German language
 
German is spoken by many millions of people throughout the world. Approximately 71 million German-speaking persons live in Germany, and several million under foreign administration. In addition, German is spoken by almost 7 million people in Austria, about 300,000 in Luxembourg, 3,400,000 in the northern section of Switzerland, and about 1,500,000 in Alsace-Lorraine. Reliable statistics are not available concerning the number of German-speaking persons who inhabit those regions of eastern Europe from which Germans were expelled at the end of World War II. Outside Europe, the largest number of people using German as their mother tongue live in the United States. An important group of German-speaking people in the U.S. are the so-called Pennsylvania Dutch, who left the Palatinate region of Germany during the late 17th and the 18th centuries and settled in the southeastern part of Pennsylvania. They speak the Rhine-Franconian dialect with relatively few admixtures of English.

The development of German was affected by several systematic shifts of certain consonants. The so-called Germanic consonant shift distinguished the Common Germanic tongue from other Indo-European branches. Another characteristic of German, as well as of all the Germanic languages, is that the principal accent falls regularly upon the first syllable of a word; in verbal combinations, however, the root syllable, not the prefix, is stressed.

The phonological characteristics of the German language include the use of the glottal stop before every initial stressed vowel in simple words or independent parts of a word; the pronunciation of u, o, ü, and ö with full lip-rounding; the tenseness of long vowels and the laxness of short vowels; the articulation of r lingually and gutturally; the voicing of the single s before and between vowels, and the devoicing of the final b, d, g to p, t, k, respectively; the use of the affricates pf and ts; and the pronunciation of w as [v] and of v as [f]. Vowels are nasalized only in words borrowed from French.

German is an inflected language, with three genders, four cases, and a strong and weak declension of qualifying adjectives. Because of the declensional and conjugational endings, some parts of speech are more precisely identified than in languages that show less inflection. Word order is strictly regulated; for example, subject and predicate are inverted when preceded by an adverb, prepositional phrase, or dependent clause; the verb is placed in the final position in a subordinate clause introduced by a relative pronoun or conjunction. In the formation of new words, German makes extensive use of compounds of two or more independent words and of prefixes and suffixes (Oberbaumeister; Handelsluftfahrt; Geteilheit; teilbar). The poetic and philosophical vocabulary and scientific and technical terminology of German are particularly rich.

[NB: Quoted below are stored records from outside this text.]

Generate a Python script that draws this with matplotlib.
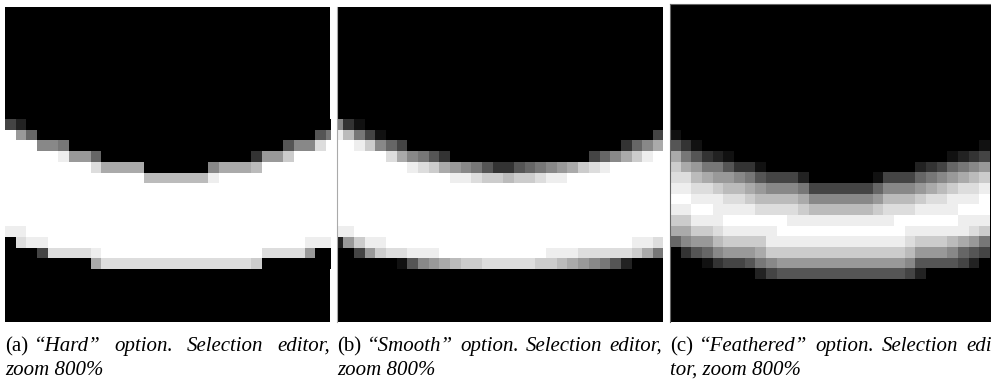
import numpy as np
import matplotlib
matplotlib.use('Agg')
import matplotlib.pyplot as plt

# Figure size in pixels
W, H = 991, 381
# One zoomed image pixel on screen (800% zoom, screenshot scaled)
CELL = 32 / 3
# y of the first row that is not black
ROW0 = 119.33

# Grey levels, one hex digit per pixel (0 = black, f = white).
# Rows above/below are black.
hard_rows = [
    "42" + "0" * 29,
    "f96" + "0" * 26 + "57",
    "fff887" + "0" * 20 + "588df",
    "fffffe996" + "0" * 14 + "399cffff",
    "ffffffffdaaaa0000008aaabfffffff",
    "f" * 13 + "b" * 6 + "e" + "f" * 11,
    "f" * 31,
    "f" * 31,
    "f" * 31,
    "f" * 31,
    "eef" + "f" * 28,
    "0dee" + "f" * 24 + "eee",
    "0004dddde" + "f" * 15 + "dddd900",
    "00000000a" + "d" * 14 + "c" + "0" * 7,
]

smooth_rows = [
    "831" + "0" * 28,
    "eb741" + "0" * 25 + "4",
    "ffec864" + "0" * 20 + "368a",
    "ffff" + "fda8753" + "0" * 13 + "468acef",
    "ffffff" + "fedca98753356789acdef" + "ffff",
    "f" * 10 + "feedccbccdeeff" + "f" * 7,
    "f" * 31,
    "f" * 31,
    "f" * 31,
    "f" * 31,
    "eef" + "f" * 28,
    "29cee" + "f" * 22 + "feed",
    "0049cddeee" + "f" * 10 + "eeedddddca7",
    "000000" + "1589abcc" + "ddddd" + "ccba98752" + "000",
]

feathered_rows = [
    "0" * 30,
    "1" + "0" * 29,
    "531" + "0" * 26 + "1",
    "a75321" + "0" * 20 + "1234",
    "ca9775331" + "0" * 14 + "2346789",
    "ddba998754442" + "000000" + "1444" + "6789abc",
    "eeddcbba98887" + "444444" + "6888" + "9abcdde",
    "ffeeeddcbbbba" + "888888" + "9bbb" + "cddeeef",
    "eeffeeeeddddc" + "bbbbbb" + "cddd" + "eeeefff",
    "cceeeffffffe" + "e" * 9 + "f" * 6 + "eee",
    "aaccdeeeeef" + "f" * 11 + "eeeee" + "edc",
    "6899bcccce" + "e" * 12 + "dcccba97",
    "03568999ac" + "c" * 12 + "b9998654",
    "0001344578" + "9" * 12 + "85555420",
    "0000000024" + "5" * 12 + "42000000",
]

labels = ["(a)", "(b)", "(c)"]
first_lines = [
    ["\u201cHard\u201d", "option.", "Selection", "editor,"],
    ["\u201cSmooth\u201d", "option.", "Selection", "editor,"],
    ["\u201cFeathered\u201d", "option.", "Selection", "edi-"],
]
second_lines = ["zoom 800%", "zoom 800%", "tor, zoom 800%"]

FONT = 'Liberation Serif'
SIZE = 15


def to_grid(rows):
    return np.array([[int(ch, 16) * 17 for ch in r] for r in rows])


def px_text(x, y, s, **kw):
    return fig.text(x / W, 1 - y / H, s, va='baseline', family=FONT,
                    fontsize=SIZE, color='black', **kw)


def justified(label, words, left, right, y, label_gap=6):
    texts = [px_text(left, y, label)]
    texts += [px_text(left, y, w, style='italic') for w in words]
    r = fig.canvas.get_renderer()
    widths = [t.get_window_extent(r).width for t in texts]
    gap = (right - left - sum(widths) - label_gap) / (len(words) - 1)
    x = left
    for i, t in enumerate(texts):
        t.set_x(x / W)
        x += widths[i] + (label_gap if i == 0 else gap)


def panel(left, top, right, bottom, rows, x0, border=None, edges=()):
    ax = fig.add_axes([left / W, 1 - bottom / H,
                       (right - left) / W, (bottom - top) / H])
    ax.set_facecolor('black')
    grid = to_grid(rows)
    nr, nc = grid.shape
    ax.imshow(grid, cmap='gray', vmin=0, vmax=255, interpolation='nearest',
              aspect='auto',
              extent=(x0, x0 + nc * CELL, ROW0 + nr * CELL, ROW0))
    ax.set_xlim(left, right)
    ax.set_ylim(bottom, top)
    ax.set_xticks([])
    ax.set_yticks([])
    for name, sp in ax.spines.items():
        if name in edges:
            sp.set_color(border)
            sp.set_linewidth(0.8)
        else:
            sp.set_visible(False)
    return ax


fig = plt.figure(figsize=(W / 100, H / 100), dpi=100)

panel(5, 6.7, 330, 322, hard_rows, 5)
panel(337, 6.7, 662.7, 322, smooth_rows, 332.67, '#aaaaaa', ('left',))
panel(670, 4, 991, 322, feathered_rows, 670, '#666666', ('left', 'top'))

# Captions: justified first line, ragged second line
LINE1, LINE2 = 351, 375
lefts = [5, 337, 670]
rights = [330, 662, 999]
for i in range(3):
    justified(labels[i], first_lines[i], lefts[i], rights[i], LINE1)
    px_text(lefts[i], LINE2, second_lines[i], style='italic')

fig.savefig('out.png', dpi=100)
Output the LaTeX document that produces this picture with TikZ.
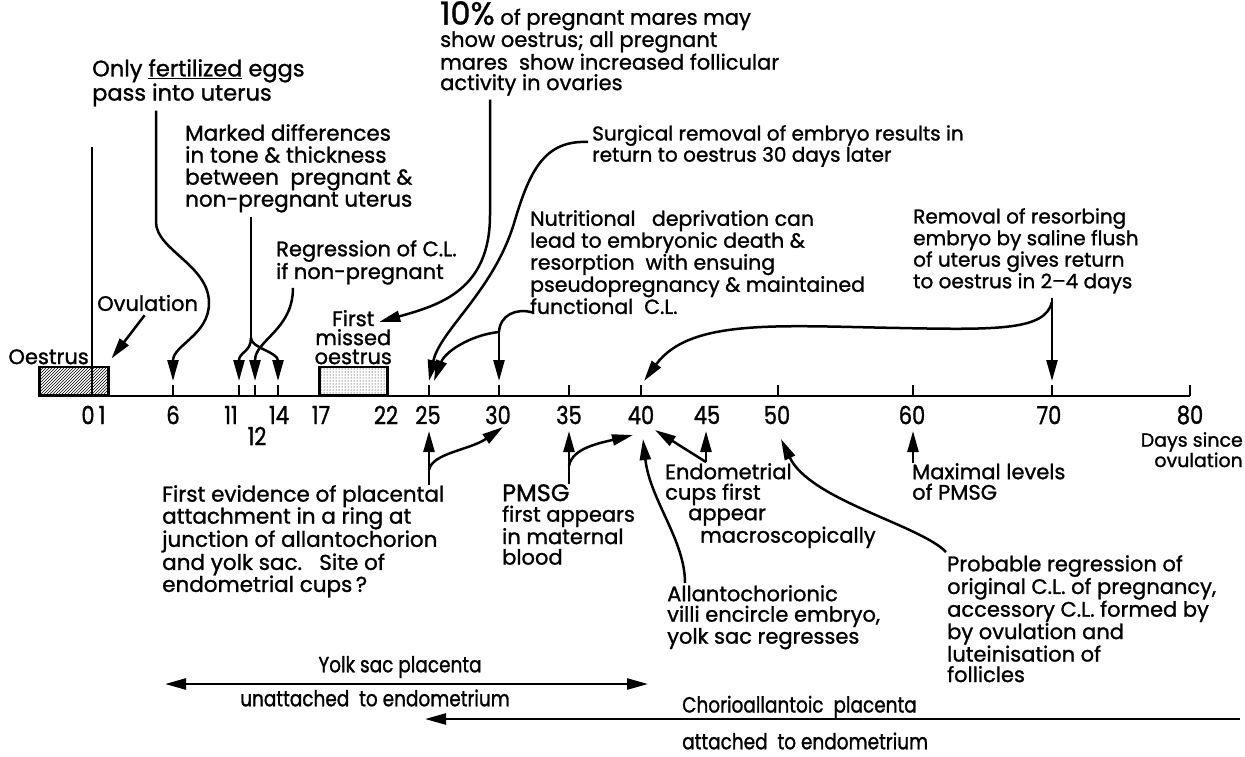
\documentclass[tikz,border=0pt]{standalone}
\usepackage{fontspec}
\setmainfont{Poppins}[FakeBold=1.2]
\newfontfamily\narrowfont{Poppins}[FakeBold=1.2,FakeStretch=0.84]
\usepackage{tikz}
\usetikzlibrary{arrows.meta,patterns,positioning,calc}
\tikzstyle{note}=[align=left,inner sep=0pt,anchor=north west,font=\fontsize{21}{20.5}\selectfont]
\tikzstyle{daynum}=[inner sep=0pt,font=\narrowfont\fontsize{25}{25}\selectfont]
\tikzstyle{stem}=[line width=2.5pt]
\tikzstyle{pointer}=[line width=2.5pt,-{Triangle[length=21pt,width=11pt]}]
\tikzstyle{period}=[draw,line width=2.5pt,inner sep=0pt,minimum height=28pt,anchor=south west]

\begin{document}
\begin{tikzpicture}[x=1pt,y=-1pt]
\path[fill=white,use as bounding box] (0,0) rectangle (1245,756);

\foreach \d/\x in {0/92,1/107,6/173,11/239,12/255,14/278,17/320,22/386,25/429,30/499,35/569,40/641,45/706,50/778,60/913,70/1052,80/1190}{
  \coordinate (t\d) at (\x,396);
  \coordinate (u\d) at (\x,381);
  \coordinate (b\d) at (\x,431);
}
\draw[line width=2.8pt] (38,396) -- (t80);
\foreach \d in {6,11,12,14,25,30,35,40,50,60,70,80}
  \draw[stem] (t\d) -- ++(0,-11);

\foreach \d/\x in {0/88,1/102,6/173,11/231,14/279,17/321,22/386,25/428,30/498,35/569,40/641,45/707,50/777,60/912,70/1049,80/1190}
  \node[daynum] (l\d) at (\x,415) {\d};
\node[daynum] (l12) at (257,436) {12};
\node[note,align=right,anchor=north east,font=\fontsize{19}{16}\selectfont] (days) at (1243,432) {Days since\\ovulation};

\node[period,pattern=north east lines,minimum width=69pt] (box1) at (38,396) {};
\node[period,pattern=dots,minimum width=68pt] (box2) at (318,396) {};
\coordinate (d0top) at (92,147);
\draw[stem] (d0top) -- (t0);
\node[note,anchor=south east] (oest) at ([xshift=-3pt,yshift=1pt]t0 |- box1.north) {Oestrus};
\node[note,align=center,anchor=south,font=\fontsize{21}{19}\selectfont] (missed) [above=1pt of box2] {First\\missed\\oestrus};
\node[note,anchor=west] (ovul) at (97,303) {Ovulation};

\node[note,font=\fontsize{22.5}{22}\selectfont] (fert) at (92,59) {Only \underline{fertilized} eggs\\pass into uterus};
\node[note] (tenpc) at (440,1) {{\fontsize{32}{28}\selectfont 10\%}\ of pregnant mares may\\show oestrus; all pregnant\\mares\ \ show increased follicular\\activity in ovaries};
\node[note,font=\fontsize{21.5}{22}\selectfont] (marked) at (185,124) {Marked differences\\in tone \& thickness\\between\ \ pregnant \&\\non-pregnant uterus};
\node[note,font=\fontsize{20}{20}\selectfont] (surg) at (592,125) {Surgical removal of embryo results in\\return to oestrus 30 days later};
\node[note] (regr) at (276,240) {Regression of C.L.\\if non-pregnant};
\node[note,font=\fontsize{20.5}{20}\selectfont] (nutr) at (530,210) {Nutritional\ \ \ deprivation can\\lead to embryonic death \&\\resorption\ \ with ensuing\\pseudopregnancy \& maintained\\functional\ \ C.L.};
\node[note,font=\fontsize{20}{20}\selectfont] (remov) at (913,208) {Removal of resorbing\\embryo by saline flush\\of uterus gives return\\to oestrus in 2--4 days};

\node[note,font=\fontsize{21.5}{22}\selectfont] (firstev) at (162,485) {First evidence of placental\\attachment in a ring at\\junction of allantochorion\\and yolk sac.\ \ \ Site of\\endometrial cups\,?};
\node[note] (pmsg) at (502,484) {{\fontsize{24}{23}\selectfont PMSG}\\first appears\\in maternal\\blood};
\node[note] (endo) at (665,463) {Endometrial\\cups first\\\hspace*{23pt}appear\\\hspace*{35pt}macroscopically};
\node[note] (allan) at (667,585) {Allantochorionic\\villi encircle embryo,\\yolk sac regresses};
\node[note] (maxim) at (912,463) {Maximal levels\\of PMSG};
\node[note] (prob) at (947,555) {Probable regression of\\original C.L. of pregnancy,\\accessory C.L. formed by\\by ovulation and\\luteinisation of\\follicles};

\node[note,anchor=center,font=\narrowfont\fontsize{22}{22}\selectfont] (yolk) at (400,667) {Yolk sac placenta};
\node[note,anchor=center,font=\narrowfont\fontsize{22}{22}\selectfont] (unatt) at (375,698) {unattached\ \ to endometrium};
\node[note,anchor=west,font=\narrowfont\fontsize{22}{22}\selectfont] (chorio) at (682,707) {Chorioallantoic\ \ placenta};
\node[note,anchor=west,font=\narrowfont\fontsize{22}{22}\selectfont] (attach) at (682,741) {attached\ \ to endometrium};

\draw[pointer] ([xshift=-3pt,yshift=-4pt]ovul.south) -- ($(box1.north east)+(2,-7)$);
\draw[pointer] ($(fert.south west)+(64,4)$) -- (156,222) .. controls (156,250) and (209,265) .. (209,303) .. controls (209,335) and (173,345) .. (u6);
\coordinate (msplit) at (251,338);
\draw[stem] ($(marked.south west)+(66,4)$) -- (msplit);
\draw[pointer] (msplit) .. controls (251,352) and (239,352) .. (u11);
\draw[pointer] (msplit) .. controls (251,348) and (278,352) .. (u14);
\draw[pointer] ($(regr.south west)+(17,3)$) .. controls (293,330) and (255,340) .. (u12);
\draw[pointer] ($(tenpc.south west)+(50,4)$) -- (490,215) .. controls (490,290) and (440,305) .. ($(missed.north)+(26,12)$);
\draw[pointer] ($(surg.north west)+(-4,17)$) .. controls (545,140) and (530,170) .. (515,220) .. controls (495,290) and (440,330) .. (u25);
\coordinate (nsplit) at (499,332);
\draw[stem] ($(nutr.south west)+(2,-2)$) .. controls (516,308) and (500,315) .. (nsplit);
\draw[pointer] (nsplit) -- (u30);
\draw[pointer] (nsplit) .. controls (470,335) and (445,352) .. ($(u25)+(5,0)$);
\coordinate (rsplit) at (1052,302);
\draw[pointer] ($(remov.south west)+(139,4)$) -- (u70);
\draw[pointer] (rsplit) .. controls (1045,330) and (1000,330) .. (900,328) .. controls (780,326) and (690,318) .. ($(u40)+(3,0)$);

\coordinate (fsplit) at (429,470);
\draw[pointer] (t25 |- firstev.north) -- (b25);
\draw[pointer] (fsplit) .. controls (432,453) and (470,450) .. ($(b30)+(4,-4)$);
\coordinate (psplit) at (569,466);
\draw[pointer] (t35 |- pmsg.north) -- (b35);
\draw[pointer] (psplit) .. controls (572,448) and (600,443) .. ($(b40)+(-8,4)$);
\draw[pointer] ($(allan.north west)+(18,-2)$) .. controls (685,540) and (650,500) .. ($(b40)+(2,8)$);
\coordinate (esplit) at (706,462);
\draw[pointer] (esplit) -- (b45);
\draw[pointer] (esplit) -- ($(b40)+(14,-1)$);
\draw[pointer] (t60 |- maxim.north) -- (b60);
\draw[pointer] ($(prob.north west)+(-1,-3)$) .. controls (920,525) and (810,500) .. ($(b50)+(3,8)$);

\coordinate (ysL) at (165,684);
\coordinate (ysR) at (648,684);
\draw[line width=2.5pt,{Triangle[length=21pt,width=11pt]}-{Triangle[length=21pt,width=11pt]}] (ysL) -- (ysR);
\coordinate (chR) at (1240,719);
\coordinate (chL) at (425,719);
\draw[pointer] (chR) -- (chL);
\end{tikzpicture}
\end{document}
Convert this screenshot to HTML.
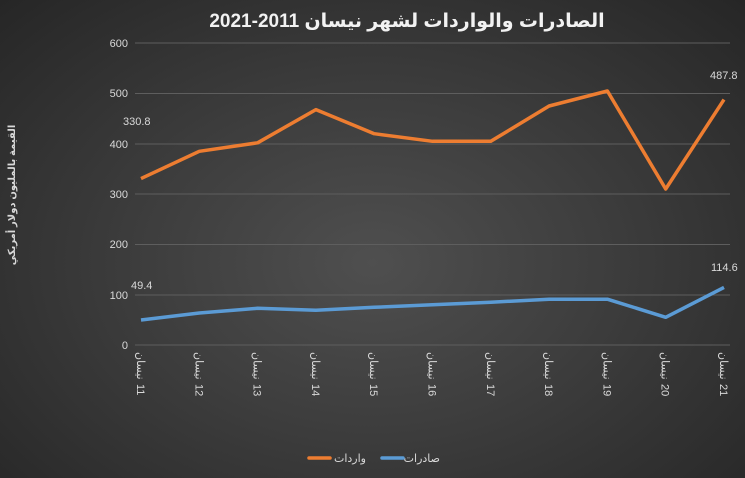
<!DOCTYPE html>
<html><head><meta charset="utf-8"><style>
html,body{margin:0;padding:0;}
body{width:745px;height:478px;overflow:hidden;background:radial-gradient(ellipse at 50% 55%,#4f4f4f 0%,#3d3d3d 45%,#262626 100%);font-family:"Liberation Sans","DejaVu Sans",sans-serif;}
</style></head><body>
<svg width="745" height="478" xmlns="http://www.w3.org/2000/svg" style="position:absolute;left:0;top:0">
<text x="407" y="27" text-anchor="middle" fill="#f2f2f2" font-size="19" font-weight="bold" font-family="Liberation Sans, DejaVu Sans, sans-serif" direction="rtl">الصادرات والواردات لشهر نيسان 2011-2021</text>
<g stroke="#5e5e5e" stroke-width="1">
<line x1="135" x2="730" y1="43" y2="43"/><line x1="135" x2="730" y1="93.5" y2="93.5"/>
<line x1="135" x2="730" y1="144" y2="144"/><line x1="135" x2="730" y1="194" y2="194"/>
<line x1="135" x2="730" y1="244.5" y2="244.5"/><line x1="135" x2="730" y1="295" y2="295"/>
<line x1="135" x2="730" y1="345" y2="345"/>
</g>
<g fill="#d9d9d9" font-size="11" text-anchor="end">
<text x="128" y="47">600</text><text x="128" y="97">500</text><text x="128" y="148">400</text>
<text x="128" y="198">300</text><text x="128" y="248">200</text><text x="128" y="299">100</text>
<text x="128" y="349">0</text>
</g>
<text transform="translate(15,195) rotate(-90)" text-anchor="middle" fill="#d9d9d9" font-size="10" font-weight="bold" font-family="Liberation Sans, DejaVu Sans, sans-serif">القيمة بالمليون دولار أمريكي</text>
<polyline fill="none" stroke="#ed7d31" stroke-width="3.5" stroke-linejoin="round" points="141,178.6 199.3,151.3 257.6,142.8 315.9,109.6 374.2,133.7 432.5,141.3 490.8,141.3 549.1,106 607.4,91 665.7,189 724,99.6"/>
<polyline fill="none" stroke="#5b9bd5" stroke-width="3.5" stroke-linejoin="round" points="141,320 199.3,313 257.6,308.3 315.9,310.3 374.2,307.3 432.5,304.8 490.8,302.2 549.1,299.2 607.4,299.2 665.7,317.3 724,287.4"/>
<g fill="#d9d9d9" font-size="11">
<text x="123" y="125">330.8</text><text x="710" y="79">487.8</text>
<text x="131" y="289">49.4</text><text x="711" y="271">114.6</text>
</g>
<g fill="#d9d9d9" font-size="11" font-family="Liberation Sans, DejaVu Sans, sans-serif">
<g transform="translate(137,352) rotate(90)"><text x="0" y="0">نيسان</text><text x="32" y="0">11</text></g>
<g transform="translate(195.3,352) rotate(90)"><text x="0" y="0">نيسان</text><text x="32" y="0">12</text></g>
<g transform="translate(253.6,352) rotate(90)"><text x="0" y="0">نيسان</text><text x="32" y="0">13</text></g>
<g transform="translate(311.9,352) rotate(90)"><text x="0" y="0">نيسان</text><text x="32" y="0">14</text></g>
<g transform="translate(370.2,352) rotate(90)"><text x="0" y="0">نيسان</text><text x="32" y="0">15</text></g>
<g transform="translate(428.5,352) rotate(90)"><text x="0" y="0">نيسان</text><text x="32" y="0">16</text></g>
<g transform="translate(486.8,352) rotate(90)"><text x="0" y="0">نيسان</text><text x="32" y="0">17</text></g>
<g transform="translate(545.1,352) rotate(90)"><text x="0" y="0">نيسان</text><text x="32" y="0">18</text></g>
<g transform="translate(603.4,352) rotate(90)"><text x="0" y="0">نيسان</text><text x="32" y="0">19</text></g>
<g transform="translate(661.7,352) rotate(90)"><text x="0" y="0">نيسان</text><text x="32" y="0">20</text></g>
<g transform="translate(720,352) rotate(90)"><text x="0" y="0">نيسان</text><text x="32" y="0">21</text></g>
</g>
<line x1="309" x2="330" y1="458" y2="458" stroke="#ed7d31" stroke-width="3.5" stroke-linecap="round"/>
<text x="366" y="462" text-anchor="end" fill="#d9d9d9" font-size="11">واردات</text>
<line x1="382" x2="403" y1="458" y2="458" stroke="#5b9bd5" stroke-width="3.5" stroke-linecap="round"/>
<text x="440" y="462" text-anchor="end" fill="#d9d9d9" font-size="11">صادرات</text>
</svg>
</body></html>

No generally accepted standard of German pronunciation exists. As the result of the work of a commission established in 1898, composed of university professors and representatives of the German theater, certain norms of pronunciation were, however, accepted. These rules have been codified in Deutsche Buhnenaussprache (German Stage Pronunciation), first published in 1898 and again in 1957 as Deutsche Hochsprache (Standard German). The speech even of highly educated Germans is affected by the pronunciation peculiar to their native dialects. Various German-speaking groups, such as the Swabians, Saxons, Austrians, and Swiss, can be distinguished readily by their characteristic types of pronunciation.